Course Specifications

  • Recommended book: Incompressible Flow, by R.L. Panton, 4th ed. John Wiley (2013)
  • Instructor: Goodarz Ahmadi (CAMP 267, 268-2322)
  • Office Hours: Monday and Wednesday 12:30 – 3:30 pm
  • Prerequisites: Graduate Standing

Course Learning Objectives

  • To provide a fundamental understanding of fluid flows in the laminar regime.
  • To provide a fundamental understanding of boundary layer flow.
  • To familiarize the students with the computational modeling of fluid flows.
  • To familiarize the students with the industrial applications of fluid flows.

Course Learning Outcomes

Objective 1

  • Students will be able to formulate and solve fluid flows under the laminar regime.

Objective 2

  • Students will be able to use perturbation and asymptotic methods and analyze boundary layer flows.

Objective 3

  • Students will demonstrate a fundamental understanding of computational fluid mechanics.
  • Students will demonstrate using the ANSYS-Fluent Code for solving laminar flow problems. 
  • Students will demonstrate using the CFD code for solving turbulent flows.

Objective 4

  • Students will understand the concept of stability of fluid motion.
  • Students will understand the basics of turbulent flows.
  • Students will understand the industrial applications of fluid flows.

Course Outline

I. REVIEWS OF ENGINEERING MATHEMATICS

II. CONTINUUM FLUID MECHANICS

III. NAVIER-STOKES EQUATION

IV. LOW REYNOLDS NUMBER FLOWS

V. NUMERICAL SIMULATION METHODS

VI. ASYMPTOTIC METHODS

VII. BOUNDARY LAYER THEORY

VIII. STABILITY OF FLUID MOTION

IX. TURBULENT FLOWS

X. TURBULENCE MODELING

Evaluation Methods

  • Homework 10%
  • Exam-1 25%, October 25, CAMP 268, 3:00-4:20 pm
  • Final Exam 35%, Final Exam Week
  • Projects 30%

Course Description

ME527 Advanced Fluid Mechanics R-3, C-3.
Prerequisites: Graduate Standing.

Review of engineering mathematics, kinematics of fluid motion, conservation laws, continuity and momentum equations, Navier-Stokes equation, viscous flow theory, simple flows, and low Reynolds number flows.

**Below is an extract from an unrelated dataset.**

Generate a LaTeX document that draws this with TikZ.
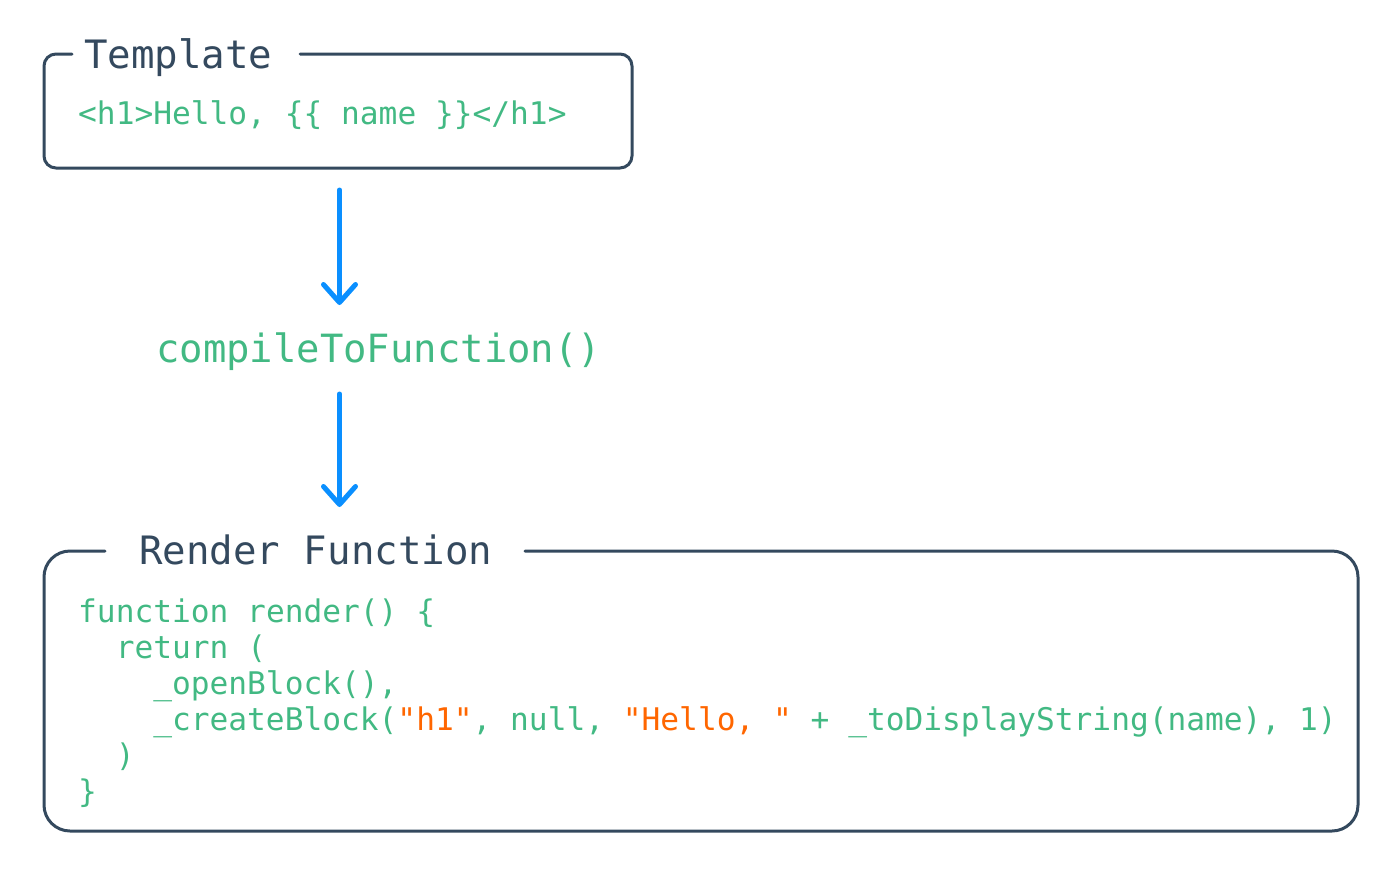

Introduction to computational fluid dynamics. Asymptotic methods, perturbation methods, singular perturbation, and matched asymptotic expansion. Boundary layer theory, similarity solutions, and integral approach. Review of instability of viscous flows. Origin of turbulence. Phenomenological theories of turbulence. Reynolds’ equation, energy, and vorticity transport in turbulence. Introduction to turbulence modeling. The k-e and stress transport models.

Exam & Homework Policies

Exam Policy

Exams will be open books with one book allowed.

Homework Policy

Homework will be collected as assigned. Homework will be graded and returned to the students.